* _EXERCISE AIM_
Which lines below hold the word "chart"? Report each one.

>> START AVAILABLE RECORDS

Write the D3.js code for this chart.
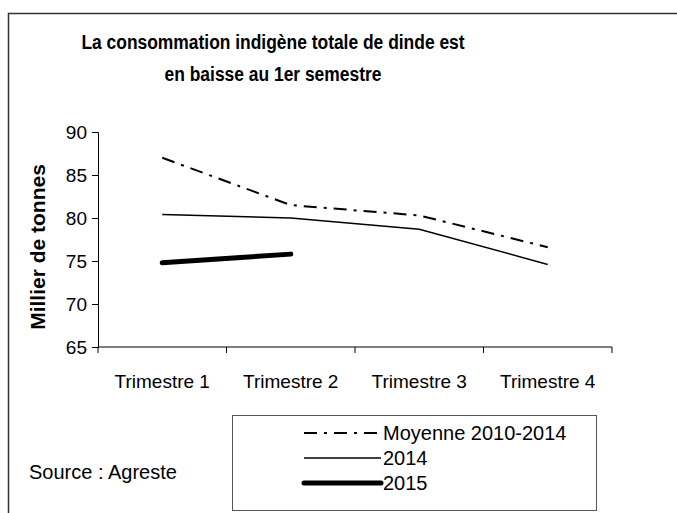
<!DOCTYPE html>
<html>
<head>
<meta charset="utf-8">
<script src="https://cdn.jsdelivr.net/npm/d3@7"></script>
<style>
  body { margin: 0; background: #fff; }
  text { font-family: "Liberation Sans", Arial, sans-serif; fill: #000; }
</style>
</head>
<body>
<svg width="677" height="513"></svg>
<script>
// chart values
var categories = ["Trimestre 1", "Trimestre 2", "Trimestre 3", "Trimestre 4"];
var moyenne = [87.0, 81.5, 80.3, 76.6];
var serie2014 = [80.4, 80.0, 78.7, 74.6];
var serie2015 = [74.8, 75.8];
var yTicks = [65, 70, 75, 80, 85, 90];
var titleLines = ["La consommation indigène totale de dinde est", "en baisse au 1er semestre"];
var legendLabels = ["Moyenne 2010-2014", "2014", "2015"];

var svg = d3.select("svg");

// outer frame (right and bottom edges fall outside the picture)
svg.append("rect")
    .attr("x", 8.5).attr("y", 13.5)
    .attr("width", 700).attr("height", 600)
    .attr("fill", "none")
    .attr("stroke", "#333")
    .attr("stroke-width", 1.5);

// title, a bit condensed like the original
svg.selectAll(".title")
  .data(titleLines)
  .enter().append("text")
    .attr("class", "title")
    .attr("transform", function(d, i) { return "translate(273," + (49 + i * 32) + ") scale(0.83,1)"; })
    .attr("text-anchor", "middle")
    .attr("font-weight", "bold")
    .attr("font-size", 21)
    .text(function(d) { return d; });

// scales
var x = d3.scaleBand()
    .domain(categories)
    .range([98, 612]);
var y = d3.scaleLinear()
    .domain([65, 90])
    .range([347, 132]);
var cx = function(i) { return x(categories[i]) + x.bandwidth() / 2; };

// y axis
var yAxis = svg.append("g")
    .attr("transform", "translate(98,0)")
    .call(d3.axisLeft(y).tickValues(yTicks).tickSize(6).tickPadding(5));
yAxis.select(".domain").attr("stroke", "#000");
yAxis.selectAll("text")
    .attr("font-size", 19)
    .attr("font-family", "Liberation Sans, Arial, sans-serif");

// x axis: ticks sit on the category boundaries
var xAxis = svg.append("g")
    .attr("transform", "translate(0,347)");
xAxis.append("line")
    .attr("x1", x.range()[0]).attr("x2", x.range()[1])
    .attr("stroke", "#000");
xAxis.selectAll(".tick")
  .data(categories.concat([null]))
  .enter().append("line")
    .attr("x1", function(d, i) { return x.range()[0] + i * x.step(); })
    .attr("x2", function(d, i) { return x.range()[0] + i * x.step(); })
    .attr("y1", 0).attr("y2", 6)
    .attr("stroke", "#000");
xAxis.selectAll(".lab")
  .data(categories)
  .enter().append("text")
    .attr("x", function(d) { return x(d) + x.bandwidth() / 2; })
    .attr("y", 41)
    .attr("text-anchor", "middle")
    .attr("font-size", 19)
    .text(function(d) { return d; });

// y axis title
svg.append("text")
    .attr("transform", "translate(45,247) rotate(-90)")
    .attr("text-anchor", "middle")
    .attr("font-weight", "bold")
    .attr("font-size", 21)
    .text("Millier de tonnes");

// lines
var line = d3.line()
    .x(function(d, i) { return cx(i); })
    .y(function(d) { return y(d); });

var styles = [
  { data: moyenne, width: 2, dash: "13,7,3,7", cap: "butt" },
  { data: serie2014, width: 1.5, dash: null, cap: "butt" },
  { data: serie2015, width: 5, dash: null, cap: "round" }
];

svg.selectAll(".serie")
  .data(styles)
  .enter().append("path")
    .attr("class", "serie")
    .attr("d", function(d) { return line(d.data); })
    .attr("fill", "none")
    .attr("stroke", "#000")
    .attr("stroke-width", function(d) { return d.width; })
    .attr("stroke-dasharray", function(d) { return d.dash; })
    .attr("stroke-linecap", function(d) { return d.cap; });

// legend
var lg = svg.append("g");
lg.append("rect")
    .attr("x", 232.5).attr("y", 415.5)
    .attr("width", 364).attr("height", 95)
    .attr("fill", "#fff")
    .attr("stroke", "#555")
    .attr("stroke-width", 1);

var items = lg.selectAll(".item")
  .data(styles)
  .enter().append("g")
    .attr("class", "item")
    .attr("transform", function(d, i) { return "translate(0," + (433 + i * 25) + ")"; });
items.append("line")
    .attr("x1", 304).attr("x2", 381)
    .attr("stroke", "#000")
    .attr("stroke-width", function(d) { return d.width; })
    .attr("stroke-dasharray", function(d) { return d.dash; })
    .attr("stroke-linecap", function(d) { return d.cap; });
items.append("text")
    .attr("x", 383)
    .attr("y", 7)
    .attr("font-size", 20)
    .text(function(d, i) { return legendLabels[i]; });

// source note
svg.append("text")
    .attr("x", 29)
    .attr("y", 479)
    .attr("font-size", 20)
    .text("Source : Agreste");
</script>
</body>
</html>
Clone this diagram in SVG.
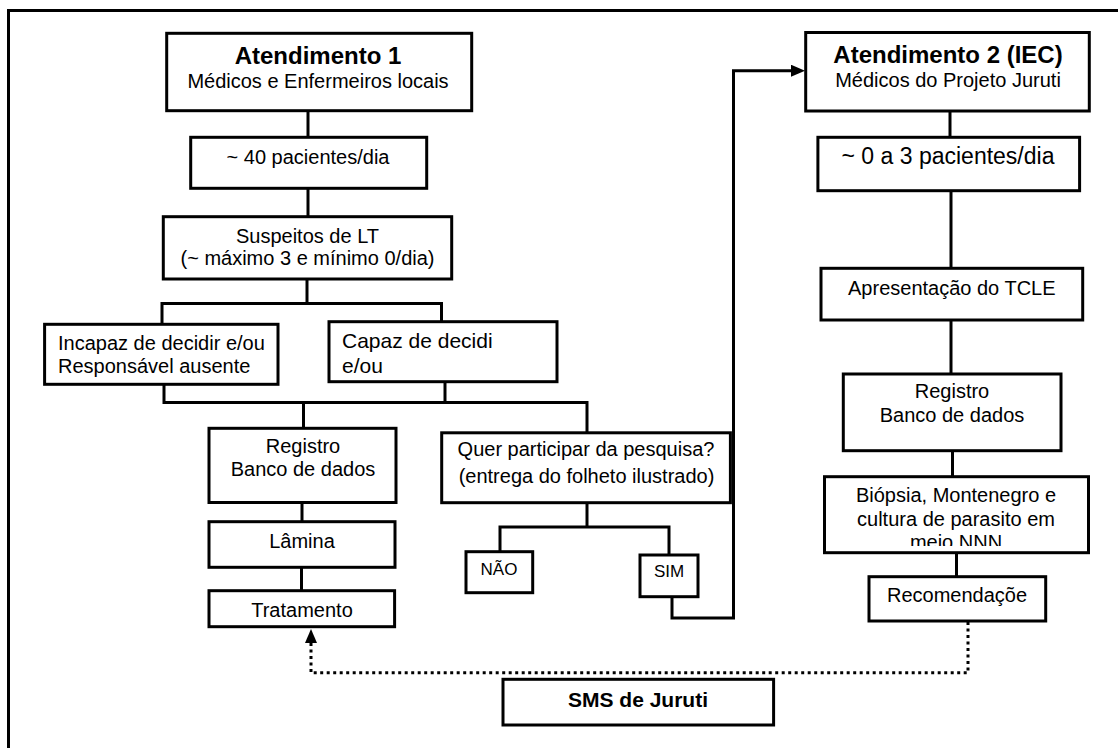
<svg xmlns="http://www.w3.org/2000/svg" width="1118" height="748" viewBox="0 0 1118 748">
<style>
.box{fill:#fff;stroke:#000;stroke-width:3}
.ln{fill:none;stroke:#000;stroke-width:3}
.dot{fill:none;stroke:#000;stroke-width:3;stroke-dasharray:3 3.5}
text{font-family:"Liberation Sans",Arial,sans-serif;font-size:20px;fill:#000}
.c{text-anchor:middle}
.b{font-weight:bold;font-size:24px}
.s{font-size:17px}
</style>
<defs>
<marker id="ah" viewBox="0 0 14 12" refX="9" refY="6" markerWidth="14" markerHeight="12" markerUnits="userSpaceOnUse" orient="auto">
<path d="M0,0 L14,6 L0,12 z" fill="#000"/>
</marker>
<clipPath id="bclip"><rect x="826" y="478" width="261" height="68"/></clipPath>
</defs>
<rect x="0" y="0" width="1118" height="748" fill="#fff"/>
<path class="ln" d="M8.5 748 V10.5 H1118"/>
<g id="connectors">
<path class="ln" d="M308 111 V137"/>
<path class="ln" d="M308 188.5 V217"/>
<path class="ln" d="M307 279 V303.5"/>
<path class="ln" d="M162 324 V303.5 H441.5 V322"/>
<path class="ln" d="M164 384 V402.5 H587 V433"/>
<path class="ln" d="M445 382 V402.5"/>
<path class="ln" d="M303.5 402.5 V428"/>
<path class="ln" d="M302 502.5 V522"/>
<path class="ln" d="M301.5 567 V591"/>
<path class="ln" d="M587 502.5 V527"/>
<path class="ln" d="M500 552 V527 H669 V555"/>
<path class="ln" d="M672 597 V618 H733.5 V70.7 H800" marker-end="url(#ah)"/>
<path class="ln" d="M950 111 V137.5"/>
<path class="ln" d="M951 190.5 V268.5"/>
<path class="ln" d="M951 320 V374"/>
<path class="ln" d="M952.5 450.5 V477"/>
<path class="ln" d="M956.5 552.5 V577"/>
<path class="dot" d="M968 622 V672.7 H311 V634" marker-end="url(#ah)"/>
</g>
<g id="atendimento1">
<rect class="box" x="166.7" y="33.3" width="305" height="77.4"/>
<text class="c b" x="318" y="63.5">Atendimento 1</text>
<text class="c" x="318" y="87.5">Médicos e Enfermeiros locais</text>
</g>
<g id="pacientes40">
<rect class="box" x="190.7" y="137.3" width="236" height="51"/>
<text class="c" x="308" y="164">~ 40 pacientes/dia</text>
</g>
<g id="suspeitos">
<rect class="box" x="163.3" y="216.7" width="288.4" height="62.3"/>
<text class="c" x="307.5" y="242.7">Suspeitos de LT</text>
<text class="c" x="307.5" y="265">(~ máximo 3 e mínimo 0/dia)</text>
</g>
<g id="incapaz">
<rect class="box" x="44.6" y="324.3" width="233.4" height="60"/>
<text x="58" y="350">Incapaz de decidir e/ou</text>
<text x="58" y="372.7">Responsável ausente</text>
</g>
<g id="capaz">
<rect class="box" x="329" y="321.7" width="228" height="60"/>
<text x="342" y="348.3" style="font-size:21px">Capaz de decidi</text>
<text x="342" y="372.7" style="font-size:21px">e/ou</text>
</g>
<g id="registro1">
<rect class="box" x="209" y="428.3" width="187" height="74.2"/>
<text class="c" x="303" y="453.3">Registro</text>
<text class="c" x="303" y="476">Banco de dados</text>
</g>
<g id="lamina">
<rect class="box" x="209" y="521.7" width="186" height="45.6"/>
<text class="c" x="302" y="548.3">Lâmina</text>
</g>
<g id="tratamento">
<rect class="box" x="209" y="590.7" width="185.6" height="36"/>
<text class="c" x="302" y="616.7">Tratamento</text>
</g>
<g id="quer">
<rect class="box" x="441.7" y="432.8" width="288.7" height="69.9"/>
<text class="c" x="586" y="456">Quer participar da pesquisa?</text>
<text class="c" x="586.5" y="483">(entrega do folheto ilustrado)</text>
</g>
<g id="nao">
<rect class="box" x="466" y="551.7" width="66.7" height="41"/>
<text class="c s" x="499" y="575">NÃO</text>
</g>
<g id="sim">
<rect class="box" x="640" y="555" width="58" height="41.7"/>
<text class="c s" x="669" y="577">SIM</text>
</g>
<g id="sms">
<rect class="box" x="503" y="679.3" width="270.6" height="45.7"/>
<text class="c b" x="638" y="707" style="font-size:21px">SMS de Juruti</text>
</g>
<g id="atendimento2">
<rect class="box" x="805.7" y="32.5" width="283.6" height="78.5"/>
<text class="c b" x="948" y="63.3">Atendimento 2 (IEC)</text>
<text class="c" x="948" y="87.3">Médicos do Projeto Juruti</text>
</g>
<g id="pacientes03">
<rect class="box" x="817.9" y="137.3" width="261.7" height="53.4"/>
<text class="c" x="948" y="163.5" style="font-size:23px">~ 0 a 3 pacientes/dia</text>
</g>
<g id="tcle">
<rect class="box" x="821" y="268.3" width="261.7" height="51.7"/>
<text class="c" x="951.8" y="295">Apresentação do TCLE</text>
</g>
<g id="registro2">
<rect class="box" x="843.3" y="374" width="217.7" height="76.7"/>
<text class="c" x="952" y="398.3">Registro</text>
<text class="c" x="952" y="422.3">Banco de dados</text>
</g>
<g id="biopsia">
<rect class="box" x="824.5" y="476.7" width="264" height="76"/>
<g clip-path="url(#bclip)">
<text class="c" x="956" y="502">Biópsia, Montenegro e</text>
<text class="c" x="956" y="525.5">cultura de parasito em</text>
<text class="c" x="956" y="549">meio NNN</text>
</g>
</g>
<g id="recomendacao">
<rect class="box" x="869" y="576.7" width="176.7" height="44.3"/>
<text class="c" x="957" y="601.7">Recomendaçõe</text>
</g>
</svg>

>> END AVAILABLE RECORDS

* _PROBLEM SOLUTION_
Write the D3.js code for this chart.
// chart values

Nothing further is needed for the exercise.